Source material -
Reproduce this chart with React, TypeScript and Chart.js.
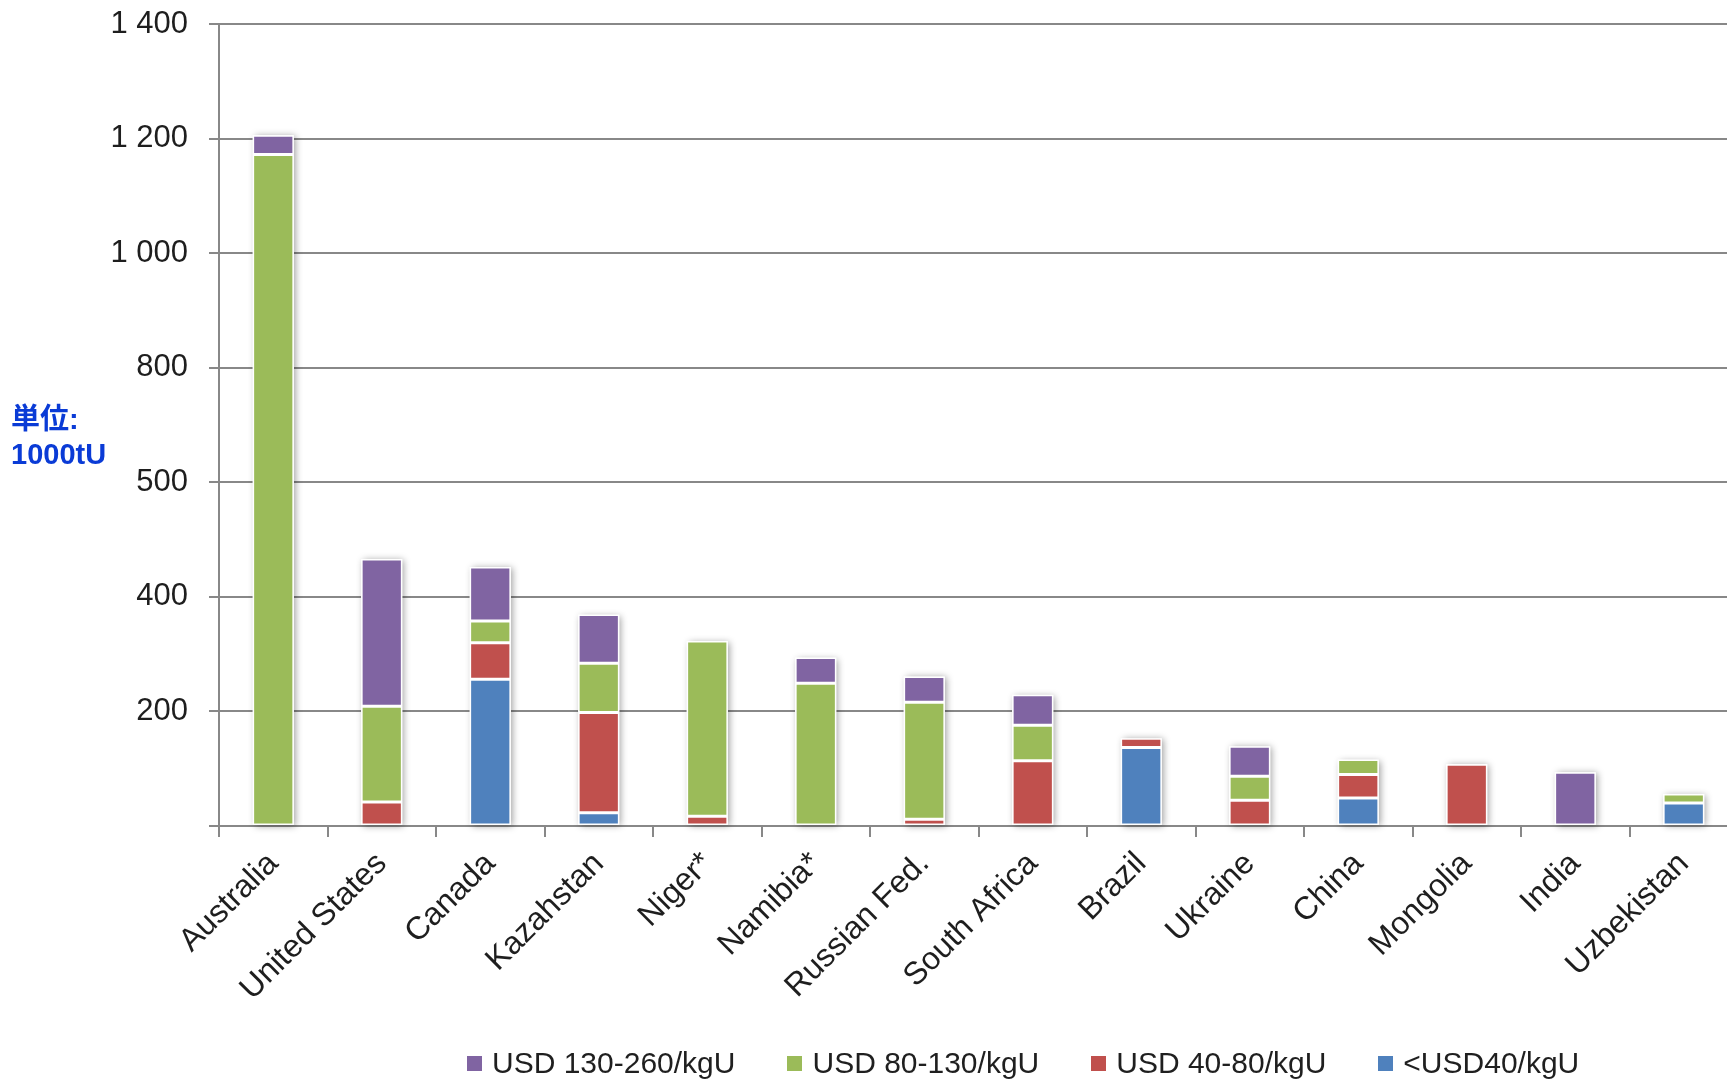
import React, { useEffect, useRef } from 'react';
import { Chart, registerables } from 'chart.js';

Chart.register(...registerables);

const categories = [
  'Australia', 'United States', 'Canada', 'Kazahstan', 'Niger*', 'Namibia*', 'Russian Fed.',
  'South Africa', 'Brazil', 'Ukraine', 'China', 'Mongolia', 'India', 'Uzbekistan',
];
const below40 = [null, null, 256, 23, null, null, null, null, 137, null, 49, null, null, 40];
const usd40to80 = [null, 42, 64, 175, 17, null, 12, 114, 16, 45, 41, 108, null, null];
const usd80to130 = [1172, 167, 38, 86, 306, 249, 204, 62, null, 42, 26, null, null, 16];
const usd130to260 = [34, 257, 94, 85, null, 45, 45, 53, null, 52, null, null, 94, null];

const seriesLabels = ['USD 130-260/kgU', 'USD 80-130/kgU', 'USD 40-80/kgU', '<USD40/kgU'];
const seriesColors = ['#8064A2', '#9BBB59', '#C0504D', '#4F81BD'];
const yTickLabels = ['', '200', '400', '500', '800', '1 000', '1 200', '1 400'];
const unitLines = ['単位:', '1000tU'];

const FONT = "'Liberation Sans', Arial, sans-serif";
const GRID = '#888888';

const shadowPlugin = {
  id: 'barShadow',
  beforeDatasetsDraw(chart: any) {
    const ctx = chart.ctx;
    const metas = chart.getSortedVisibleDatasetMetas();
    const n = chart.data.labels.length;
    for (let i = 0; i < n; i++) {
      let top = Infinity;
      let bottom = -Infinity;
      let x = 0;
      let w = 0;
      let found = false;
      for (const meta of metas) {
        const raw = chart.data.datasets[meta.index].data[i];
        if (raw === null || raw === undefined) continue;
        const el = meta.data[i];
        if (!el) continue;
        const p = el.getProps(['x', 'y', 'base', 'width'], true);
        top = Math.min(top, p.y, p.base);
        bottom = Math.max(bottom, p.y, p.base);
        x = p.x;
        w = p.width;
        found = true;
      }
      if (!found) continue;
      ctx.save();
      ctx.shadowColor = 'rgba(0,0,0,0.38)';
      ctx.shadowBlur = 7;
      ctx.shadowOffsetX = 2;
      ctx.shadowOffsetY = 1;
      ctx.fillStyle = '#ffffff';
      ctx.fillRect(x - w / 2, top, w, bottom - top);
      ctx.restore();
    }
  },
};

export default function App() {
  const canvasRef = useRef<HTMLCanvasElement | null>(null);

  useEffect(() => {
    if (!canvasRef.current) return;
    const mk = (label: string, data: (number | null)[], color: string) => ({
      label,
      data,
      backgroundColor: color,
      borderColor: '#ffffff',
      borderWidth: 1.5,
      borderSkipped: false,
      barPercentage: 0.38,
      categoryPercentage: 1,
      stack: 's',
    });
    const chart = new Chart(canvasRef.current, {
      type: 'bar',
      data: {
        labels: categories,
        datasets: [
          mk(seriesLabels[3], below40, seriesColors[3]),
          mk(seriesLabels[2], usd40to80, seriesColors[2]),
          mk(seriesLabels[1], usd80to130, seriesColors[1]),
          mk(seriesLabels[0], usd130to260, seriesColors[0]),
        ] as any,
      },
      options: {
        animation: false,
        responsive: true,
        maintainAspectRatio: false,
        layout: { padding: { top: 24, right: 2, left: 0, bottom: 0 } },
        plugins: { legend: { display: false }, tooltip: { enabled: false } },
        scales: {
          x: {
            stacked: true,
            offset: true,
            grid: {
              drawOnChartArea: false,
              drawTicks: true,
              tickLength: 11,
              color: GRID,
              lineWidth: 2,
              offset: true,
            },
            border: { color: GRID, width: 2 },
            ticks: {
              minRotation: 45,
              maxRotation: 45,
              autoSkip: false,
              padding: 8,
              color: '#1e1e1e',
              font: { family: FONT, size: 32 },
            },
            afterFit: (s: any) => {
              s.height = 259;
            },
          },
          y: {
            stacked: true,
            min: 0,
            max: 1400,
            ticks: {
              stepSize: 200,
              padding: 21,
              color: '#1e1e1e',
              font: { family: FONT, size: 31 },
              callback: (v: any) => yTickLabels[Math.round(Number(v) / 200)] ?? '',
            },
            grid: { color: GRID, lineWidth: 2, tickLength: 10, drawTicks: true },
            border: { color: GRID, width: 2 },
            afterFit: (s: any) => {
              s.width = 219;
              s.paddingTop = 0;
              s.paddingBottom = 0;
            },
          },
        },
      } as any,
      plugins: [shadowPlugin],
    });
    return () => chart.destroy();
  }, []);

  const legendOrder = [0, 1, 2, 3];

  return (
    <div
      style={{
        position: 'fixed',
        left: 0,
        top: 0,
        width: 1727,
        height: 1085,
        overflow: 'hidden',
        background: '#ffffff',
      }}
    >
      <div style={{ position: 'absolute', left: 0, top: 0, width: 1740, height: 1085 }}>
        <canvas ref={canvasRef} />
      </div>
      <div
        style={{
          position: 'absolute',
          left: 11,
          top: 402,
          color: '#0a3bd6',
          fontFamily: "'Liberation Sans', 'Noto Sans CJK JP', Arial, sans-serif",
          fontWeight: 'bold',
          fontSize: 29,
          lineHeight: '35px',
          whiteSpace: 'nowrap',
        }}
      >
        {unitLines.map((l) => (
          <div key={l}>{l}</div>
        ))}
      </div>
      <div
        style={{
          position: 'absolute',
          left: 467,
          top: 1045,
          height: 36,
          display: 'flex',
          alignItems: 'center',
          fontFamily: FONT,
          fontSize: 30,
          color: '#1f1f1f',
          whiteSpace: 'nowrap',
        }}
      >
        {legendOrder.map((i) => (
          <div key={i} style={{ display: 'flex', alignItems: 'center', marginRight: 52 }}>
            <span
              style={{
                display: 'inline-block',
                width: 15,
                height: 15,
                background: seriesColors[i],
                marginRight: 10,
              }}
            />
            <span>{seriesLabels[i]}</span>
          </div>
        ))}
      </div>
    </div>
  );
}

Exercise requirements - The lines from the top of the data above through the one holding "Chart.register(...registerables);" are to be repeated exactly, and only those, with no pictures.

Solution to this exercise -
Reproduce this chart with React, TypeScript and Chart.js.
import React, { useEffect, useRef } from 'react';
import { Chart, registerables } from 'chart.js';

Chart.register(...registerables);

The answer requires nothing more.